Responding to comments by Bank of Italy Governor Ignazio Visco on how EU regulation is damaging the financial system, Moorad Choudhry, former Chief Executive of Habib Bank AG Zurich, London said:
‘The vast majority of the UK’s financial regulation is determined by the EU, and the warning today from the Bank of Italy that EU rules have made it virtually impossible for national governments to adequately respond to future banking crises should be of concern to us all.
‘Of additional concern is the proposed solution: further eurozone integration. This would mean that the UK’s influence within the EU would diminish even further – compounded by the fact that Mr Cameron gave up our right to veto such a move during his renegotiation.
‘Financial services regulation in the UK has been considered best-practice ever since the crash and indeed some aspects of it such as liquidity risk regulation is watered down in the EU implementation of Basel III. To maintain the most effective regulatory control of our own financial services as well as to prevent UK taxpayers potentially being on the hook for a future eurozone bank bailout, we have to Vote Leave.’
As reported online by the Financial Times today, the Governor of the Bank of Italy said in the central bank’s annual report:
‘There is the danger not only that national and European authorities will be unable to react adequately to major shocks, but even that they will have trouble avoiding contagion triggered by circumscribed tensions. To effectively reduce overall risk, the measures designed to attenuate specific fragilities must be accompanied by adequate safety nets based on supranational instruments.

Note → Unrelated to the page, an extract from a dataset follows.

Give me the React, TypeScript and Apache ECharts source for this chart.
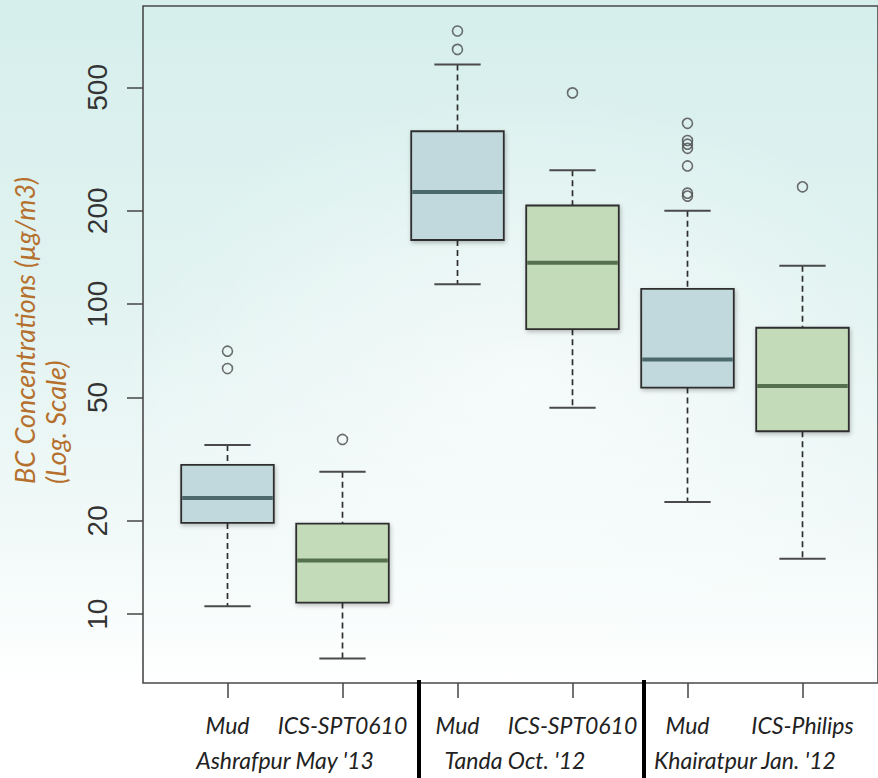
import React, { useEffect, useRef } from "react";
import * as echarts from "echarts";

// ---- data ----
const categories = ["Mud", "ICS-SPT0610", "Mud", "ICS-SPT0610", "Mud", "ICS-Philips"];
const groupLabels = ["Ashrafpur May '13", "Tanda Oct. '12", "Khairatpur Jan. '12"];
const whiskerLow = [10.6, 7.2, 116, 46.3, 23.0, 15.1];
const quart1 = [19.7, 10.9, 161, 83.0, 53.8, 38.9];
const medians = [23.7, 14.9, 230, 136, 66.3, 54.4];
const quart3 = [30.3, 19.6, 361, 208, 112, 83.9];
const whiskerHigh = [35.1, 28.8, 593, 270, 200, 133];
const outliers: number[][] = [
  [70.5, 62.0],
  [36.6],
  [760, 663],
  [480],
  [383, 337, 328, 318, 279, 228, 223],
  [239],
];
const yTicks = [10, 20, 50, 100, 200, 500];
const yMin = 6;
const yMax = 915;

const FILL_BLUE = "#c1d8dd";
const FILL_GREEN = "#c3dbb8";
const MED_BLUE = "#4c6a6e";
const MED_GREEN = "#55704e";

export default function App() {
  const ref = useRef<HTMLDivElement | null>(null);

  useEffect(() => {
    if (!ref.current) return;
    const chart = echarts.init(ref.current, undefined, { renderer: "svg" });

    const boxData = categories.map((_, i) => [
      i,
      whiskerLow[i],
      quart1[i],
      medians[i],
      quart3[i],
      whiskerHigh[i],
    ]);
    const outlierData: number[][] = [];
    outliers.forEach((arr, i) => arr.forEach((v) => outlierData.push([i, v])));

    const option: any = {
      animation: false,
      backgroundColor: "transparent",
      grid: [
        {
          left: 143,
          top: 6,
          width: 743,
          height: 677,
          show: true,
          borderColor: "#4a4a4a",
          borderWidth: 1.6,
          backgroundColor: "transparent",
        },
        {
          left: 170,
          top: 6,
          width: 690,
          height: 677,
          show: false,
        },
      ],
      xAxis: [
        { gridIndex: 0, type: "value", min: 0, max: 1, show: false },
        {
          gridIndex: 1,
          type: "category",
          data: categories,
          axisLine: { show: false },
          axisTick: {
            show: true,
            alignWithLabel: true,
            length: 15,
            lineStyle: { color: "#444", width: 1.5 },
          },
          axisLabel: {
            margin: 30,
            fontSize: 23,
            fontStyle: "italic",
            fontFamily: "Lato",
            color: "#222",
            interval: 0,
          },
          splitLine: { show: false },
        },
      ],
      yAxis: [
        {
          gridIndex: 0,
          type: "log",
          logBase: 10,
          min: yMin,
          max: yMax,
          axisLine: { show: false },
          axisTick: {
            show: true,
            length: 16,
            customValues: yTicks,
            lineStyle: { color: "#444", width: 1.5 },
          },
          axisLabel: {
            customValues: yTicks,
            rotate: 90,
            margin: 32,
            fontSize: 28,
            fontFamily: "Liberation Sans",
            color: "#333",
          },
          splitLine: { show: false },
        },
        {
          gridIndex: 1,
          type: "log",
          logBase: 10,
          min: yMin,
          max: yMax,
          show: false,
        },
      ],
      series: [
        {
          type: "custom",
          xAxisIndex: 1,
          yAxisIndex: 1,
          data: boxData,
          encode: { x: 0, y: [1, 2, 3, 4, 5] },
          renderItem: (params: any, api: any) => {
            const idx = api.value(0);
            const lo = api.coord([idx, api.value(1)]);
            const b1 = api.coord([idx, api.value(2)]);
            const md = api.coord([idx, api.value(3)]);
            const b3 = api.coord([idx, api.value(4)]);
            const hi = api.coord([idx, api.value(5)]);
            const band = api.size([1, 1])[0];
            const half = (band * 0.805) / 2;
            const cap = half / 2;
            const x = lo[0];
            const green = idx % 2 === 1;
            const dash = { stroke: "#2e2e2e", lineWidth: 1.7, lineDash: [6, 4] };
            const capStyle = { stroke: "#4a4a4a", lineWidth: 2 };
            return {
              type: "group",
              children: [
                { type: "line", shape: { x1: x, y1: hi[1], x2: x, y2: b3[1] }, style: dash },
                { type: "line", shape: { x1: x, y1: b1[1], x2: x, y2: lo[1] }, style: dash },
                { type: "line", shape: { x1: x - cap, y1: hi[1], x2: x + cap, y2: hi[1] }, style: capStyle },
                { type: "line", shape: { x1: x - cap, y1: lo[1], x2: x + cap, y2: lo[1] }, style: capStyle },
                {
                  type: "rect",
                  shape: { x: x - half, y: b3[1], width: 2 * half, height: b1[1] - b3[1] },
                  style: {
                    fill: green ? FILL_GREEN : FILL_BLUE,
                    stroke: "#2e2e2e",
                    lineWidth: 1.8,
                    shadowBlur: 4,
                    shadowColor: "rgba(0,0,0,0.25)",
                    shadowOffsetX: 1,
                    shadowOffsetY: 2,
                  },
                },
                {
                  type: "line",
                  shape: { x1: x - half + 1, y1: md[1], x2: x + half - 1, y2: md[1] },
                  style: { stroke: green ? MED_GREEN : MED_BLUE, lineWidth: 4 },
                },
              ],
            };
          },
        },
        {
          type: "scatter",
          xAxisIndex: 1,
          yAxisIndex: 1,
          data: outlierData,
          symbol: "circle",
          symbolSize: 10,
          itemStyle: { color: "rgba(0,0,0,0)", borderColor: "#4a4a4a", borderWidth: 1.6 },
        },
      ],
    };
    chart.setOption(option);

    const px = (i: number) => chart.convertToPixel({ xAxisIndex: 1 } as any, i) as number;
    const groupTexts = groupLabels.map((g, k) => ({
      type: "text",
      x: (px(2 * k) + px(2 * k + 1)) / 2,
      y: 760,
      style: {
        text: g,
        font: "italic 23px Lato",
        fill: "#222",
        textAlign: "center",
        textVerticalAlign: "middle",
      },
    }));

    chart.setOption({
      graphic: [
        ...groupTexts,
        {
          type: "line",
          shape: { x1: 419, y1: 680, x2: 419, y2: 778 },
          style: { stroke: "#000", lineWidth: 4 },
        },
        {
          type: "line",
          shape: { x1: 644, y1: 680, x2: 644, y2: 778 },
          style: { stroke: "#000", lineWidth: 4 },
        },
        {
          type: "text",
          x: 9,
          y: 484,
          rotation: Math.PI / 2,
          style: {
            text: "BC Concentrations (\u00b5g/m3)\n(Log. Scale)",
            font: "italic 27px Lato",
            fill: "#b5702e",
            textAlign: "left",
            textVerticalAlign: "top",
            lineHeight: 31,
          },
        },
      ],
    });

    return () => chart.dispose();
  }, []);

  return (
    <div
      style={{
        position: "fixed",
        left: 0,
        top: 0,
        width: 878,
        height: 778,
        background:
          "radial-gradient(ellipse at 60% 50%, rgba(255,255,255,0.6) 0%, rgba(255,255,255,0) 55%), linear-gradient(to bottom, #d6efec 0%, #e2f3f1 40%, #f2faf9 70%, #ffffff 88%)",
      }}
    >
      <div ref={ref} style={{ width: 878, height: 778 }} />
    </div>
  );
}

‘In the case of the banking system, the possibility of utilizing public resources, whether national or European, as a means of crisis prevention and management has been virtually eliminated. International experience demonstrates that, in the face of a market failure, prompt public intervention can prevent the destruction of wealth without necessarily generating losses for the State, and indeed often producing profits. Greater scope for intervention of this sort, exceptional as it may be, should be reinstated.
‘Moreover, the European Commission’s position on state aid precludes the use of mandatory deposit insurance schemes for purposes of crisis prevention and orderly crisis resolution, even though these funds are private, given that they are financed and independently managed by banks; the effective conduct of recovery and resolution procedures, instead, requires the use of all the tools available. There is no reason to stigmatize as improper state aid those initiatives that help to correct market failures without undermining competition. A rigid interpretation of the regulations on state aid, with little regard for financial stability, has also hindered the plan for creating a company to manage Italian banks’ non-performing loans.’
‘The single currency needs to interact with a single fiscal policy. To be effective, a fiscal union requires the introduction of common debt instruments and, at the same time, decisions on the treatment of pre-existing national debt with a view to a single euro-area debt.’
Italy’s current debt to GDP ratio is 132% 2015.